The next night I said I needed some time to myself, and walked far away from all the camps, to the top of a hill. As I walked, I thought about all of the expectations and desires that I hold and how they hurt me, all the unanswered questions that I obsess over. One by one, I recited them to myself and let them go. Then I just laid on my back, looked at the stars, and thought about my life. It was calming.
The next morning, I thought about the time left in the trip and the various plans we had for our evenings and realized that a solo evening between Gia and me, along the lines that she had promised, might be very hard to find. I brought this up to her and she concurred, looking unhappy. When she left camp I followed after her and told her that it was ok, I understood.
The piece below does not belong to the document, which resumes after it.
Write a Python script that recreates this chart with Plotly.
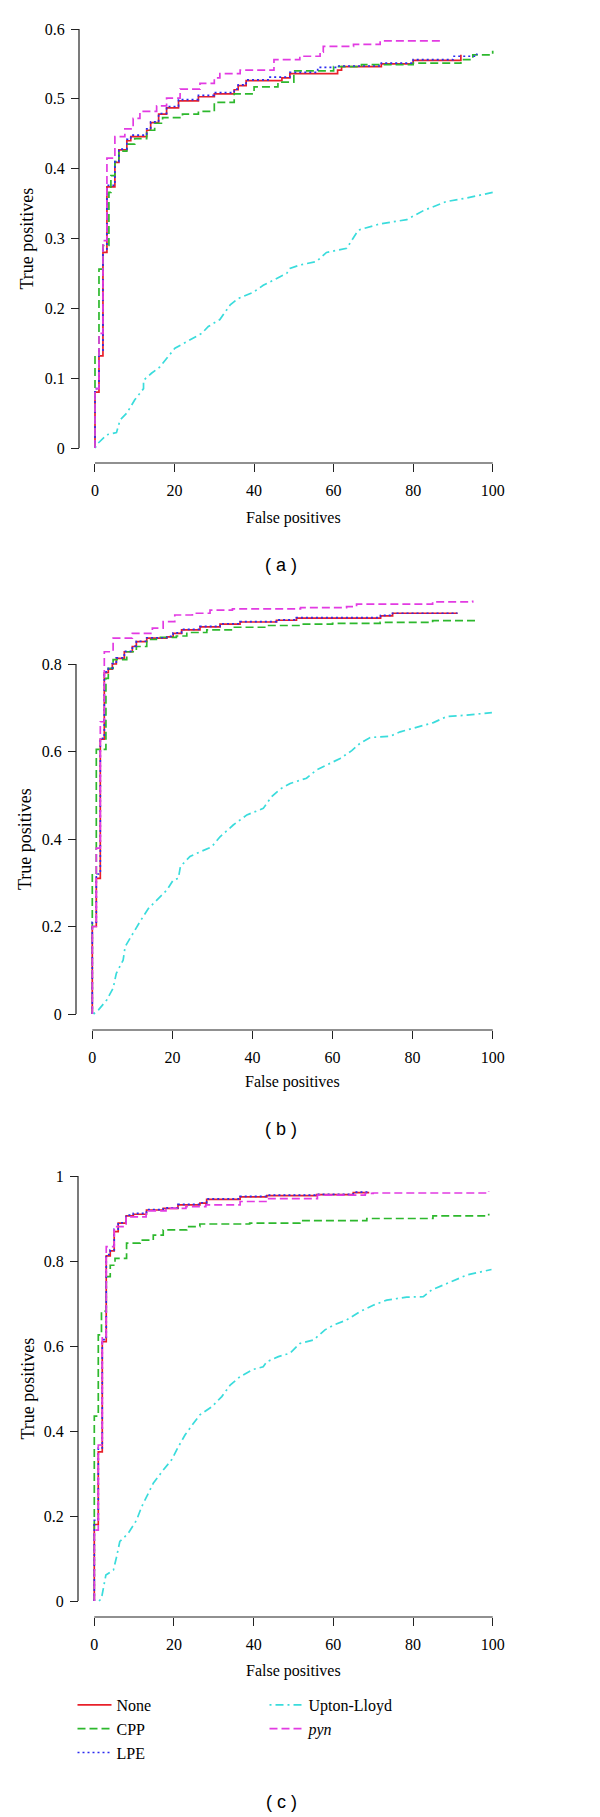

But that day, as I went about my business, I wondered if I had lied to her. I sure as hell didn't feel ok. I wondered if I should tell her about my bad reaction to her kiss with Dexter and her subsequent "no thanks" to my offer of sex. I couldn't bring myself to be ok with the idea of admitting how poorly I'd dealt with things when I so wanted her to have the chance to be with Dexter, so wanted to be able to be ok with a "no" when it had been the wrong moment anyway. I decided that it was ok to keep an embarrassing, drunken overreaction to myself, that telling her about it might well just push her away and ruin her trip, but that unless something major happened to shift my feelings, I would HAVE to have a serious talk with her. There's fairness to your partner and then there's fairness to yourself, and in trying so hard to respect the former I was beginning to feel that I was losing all sight of the latter.